* **WHAT TO PRODUCE**
Copy, from the entries below, each line in which the string "this" appears.

---- ENTRIES SUPPLIED

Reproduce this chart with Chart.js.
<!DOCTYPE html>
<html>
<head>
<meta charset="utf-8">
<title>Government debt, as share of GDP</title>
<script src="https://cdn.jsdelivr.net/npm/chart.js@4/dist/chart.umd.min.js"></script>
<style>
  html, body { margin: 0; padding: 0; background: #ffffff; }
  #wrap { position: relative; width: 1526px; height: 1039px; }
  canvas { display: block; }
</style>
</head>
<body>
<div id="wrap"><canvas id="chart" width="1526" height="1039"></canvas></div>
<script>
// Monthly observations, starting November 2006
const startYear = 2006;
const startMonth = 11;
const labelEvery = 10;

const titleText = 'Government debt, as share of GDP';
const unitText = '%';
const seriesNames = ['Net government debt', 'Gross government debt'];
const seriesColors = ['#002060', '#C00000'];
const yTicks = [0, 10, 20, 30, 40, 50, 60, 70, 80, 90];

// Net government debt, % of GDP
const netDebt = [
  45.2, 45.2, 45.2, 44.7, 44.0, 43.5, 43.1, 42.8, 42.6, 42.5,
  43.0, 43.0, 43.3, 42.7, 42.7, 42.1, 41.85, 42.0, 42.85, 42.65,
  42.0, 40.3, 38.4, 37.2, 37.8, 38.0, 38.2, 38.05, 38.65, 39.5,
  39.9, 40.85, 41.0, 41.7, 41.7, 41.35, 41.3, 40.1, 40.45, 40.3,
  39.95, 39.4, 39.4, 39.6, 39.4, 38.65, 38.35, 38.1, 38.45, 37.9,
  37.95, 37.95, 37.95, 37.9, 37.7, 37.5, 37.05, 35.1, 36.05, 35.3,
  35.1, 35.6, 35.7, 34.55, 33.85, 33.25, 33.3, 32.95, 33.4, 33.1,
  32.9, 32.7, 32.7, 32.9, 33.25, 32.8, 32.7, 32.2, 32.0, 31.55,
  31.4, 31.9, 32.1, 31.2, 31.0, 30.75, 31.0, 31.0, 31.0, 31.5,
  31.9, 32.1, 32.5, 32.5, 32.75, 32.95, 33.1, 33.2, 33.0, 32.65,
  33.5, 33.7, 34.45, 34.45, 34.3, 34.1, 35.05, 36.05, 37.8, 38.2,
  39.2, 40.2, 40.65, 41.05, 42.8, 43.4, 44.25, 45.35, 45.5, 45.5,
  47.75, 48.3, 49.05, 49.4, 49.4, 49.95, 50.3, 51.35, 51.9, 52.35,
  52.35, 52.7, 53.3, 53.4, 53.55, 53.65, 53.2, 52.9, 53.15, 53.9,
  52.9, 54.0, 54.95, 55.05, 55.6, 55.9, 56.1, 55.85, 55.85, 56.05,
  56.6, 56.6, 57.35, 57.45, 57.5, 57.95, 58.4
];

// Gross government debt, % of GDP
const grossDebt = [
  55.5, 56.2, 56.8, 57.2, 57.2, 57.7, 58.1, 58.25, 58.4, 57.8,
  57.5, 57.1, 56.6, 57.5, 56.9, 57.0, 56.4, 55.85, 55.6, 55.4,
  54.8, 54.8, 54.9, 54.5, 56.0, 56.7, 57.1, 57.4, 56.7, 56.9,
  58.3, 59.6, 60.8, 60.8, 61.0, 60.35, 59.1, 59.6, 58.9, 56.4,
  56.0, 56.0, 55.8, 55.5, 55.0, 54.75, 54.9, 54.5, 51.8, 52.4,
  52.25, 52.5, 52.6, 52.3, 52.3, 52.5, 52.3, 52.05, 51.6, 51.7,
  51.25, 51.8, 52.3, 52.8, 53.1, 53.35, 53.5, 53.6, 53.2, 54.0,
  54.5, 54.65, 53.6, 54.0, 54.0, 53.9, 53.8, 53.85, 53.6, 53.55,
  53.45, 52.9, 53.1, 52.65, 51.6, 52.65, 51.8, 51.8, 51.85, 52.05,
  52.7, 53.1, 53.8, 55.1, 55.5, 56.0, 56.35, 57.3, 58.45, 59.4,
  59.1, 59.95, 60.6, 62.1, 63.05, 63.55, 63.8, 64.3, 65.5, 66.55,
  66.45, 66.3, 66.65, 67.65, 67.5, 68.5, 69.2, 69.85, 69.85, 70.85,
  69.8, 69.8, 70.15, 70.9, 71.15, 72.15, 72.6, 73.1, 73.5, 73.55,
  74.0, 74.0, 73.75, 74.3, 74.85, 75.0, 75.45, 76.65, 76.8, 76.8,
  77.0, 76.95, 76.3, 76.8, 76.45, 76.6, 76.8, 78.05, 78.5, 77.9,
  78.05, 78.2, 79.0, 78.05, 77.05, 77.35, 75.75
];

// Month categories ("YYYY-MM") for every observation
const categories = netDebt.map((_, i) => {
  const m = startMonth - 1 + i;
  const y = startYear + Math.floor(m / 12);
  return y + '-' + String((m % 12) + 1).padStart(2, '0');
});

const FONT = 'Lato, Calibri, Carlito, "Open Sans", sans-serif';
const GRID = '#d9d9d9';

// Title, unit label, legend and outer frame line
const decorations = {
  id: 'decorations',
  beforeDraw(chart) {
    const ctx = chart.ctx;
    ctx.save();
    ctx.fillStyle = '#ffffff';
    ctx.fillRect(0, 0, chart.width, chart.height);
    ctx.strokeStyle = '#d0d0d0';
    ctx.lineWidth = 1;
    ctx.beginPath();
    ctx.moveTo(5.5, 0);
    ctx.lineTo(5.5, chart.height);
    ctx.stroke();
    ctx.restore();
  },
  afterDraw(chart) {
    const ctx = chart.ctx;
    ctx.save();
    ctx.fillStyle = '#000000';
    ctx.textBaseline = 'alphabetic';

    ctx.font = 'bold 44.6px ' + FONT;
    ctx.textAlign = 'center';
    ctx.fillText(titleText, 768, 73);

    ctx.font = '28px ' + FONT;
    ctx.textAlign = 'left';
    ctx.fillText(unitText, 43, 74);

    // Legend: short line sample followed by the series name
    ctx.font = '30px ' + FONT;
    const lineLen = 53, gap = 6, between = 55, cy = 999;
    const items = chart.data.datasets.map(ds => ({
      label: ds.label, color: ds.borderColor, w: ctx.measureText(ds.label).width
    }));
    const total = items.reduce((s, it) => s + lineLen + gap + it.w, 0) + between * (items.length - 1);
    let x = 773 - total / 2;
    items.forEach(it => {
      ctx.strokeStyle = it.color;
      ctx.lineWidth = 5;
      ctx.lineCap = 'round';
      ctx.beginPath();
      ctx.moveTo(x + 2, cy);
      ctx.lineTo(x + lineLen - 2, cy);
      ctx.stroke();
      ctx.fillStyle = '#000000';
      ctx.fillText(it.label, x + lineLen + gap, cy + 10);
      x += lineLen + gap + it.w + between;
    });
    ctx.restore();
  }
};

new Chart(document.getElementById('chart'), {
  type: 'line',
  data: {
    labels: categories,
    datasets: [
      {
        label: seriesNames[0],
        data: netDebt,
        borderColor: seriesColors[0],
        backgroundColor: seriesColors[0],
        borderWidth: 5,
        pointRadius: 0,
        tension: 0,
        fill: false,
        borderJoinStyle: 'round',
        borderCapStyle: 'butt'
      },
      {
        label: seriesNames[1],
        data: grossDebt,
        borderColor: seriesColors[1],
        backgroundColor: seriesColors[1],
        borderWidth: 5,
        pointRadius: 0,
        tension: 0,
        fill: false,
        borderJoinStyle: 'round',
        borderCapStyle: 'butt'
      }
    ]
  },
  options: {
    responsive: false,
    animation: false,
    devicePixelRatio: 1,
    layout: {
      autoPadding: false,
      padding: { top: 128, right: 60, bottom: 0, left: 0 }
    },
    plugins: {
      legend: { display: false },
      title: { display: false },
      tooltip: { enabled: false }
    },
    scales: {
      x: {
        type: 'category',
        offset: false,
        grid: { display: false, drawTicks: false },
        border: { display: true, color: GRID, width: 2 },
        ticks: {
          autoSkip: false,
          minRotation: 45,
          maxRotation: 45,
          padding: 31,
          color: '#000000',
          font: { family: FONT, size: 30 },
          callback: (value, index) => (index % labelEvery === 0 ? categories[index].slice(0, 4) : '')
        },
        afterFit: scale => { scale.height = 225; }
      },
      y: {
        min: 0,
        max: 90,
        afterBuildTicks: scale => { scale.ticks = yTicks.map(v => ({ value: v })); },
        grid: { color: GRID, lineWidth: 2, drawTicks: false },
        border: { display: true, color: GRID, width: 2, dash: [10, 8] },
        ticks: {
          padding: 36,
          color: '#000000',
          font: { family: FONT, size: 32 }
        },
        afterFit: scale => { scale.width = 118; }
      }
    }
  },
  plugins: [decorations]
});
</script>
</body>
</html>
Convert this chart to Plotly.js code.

--------

* **EXERCISE OUTPUT**
Reproduce this chart with Chart.js.
Convert this chart to Plotly.js code.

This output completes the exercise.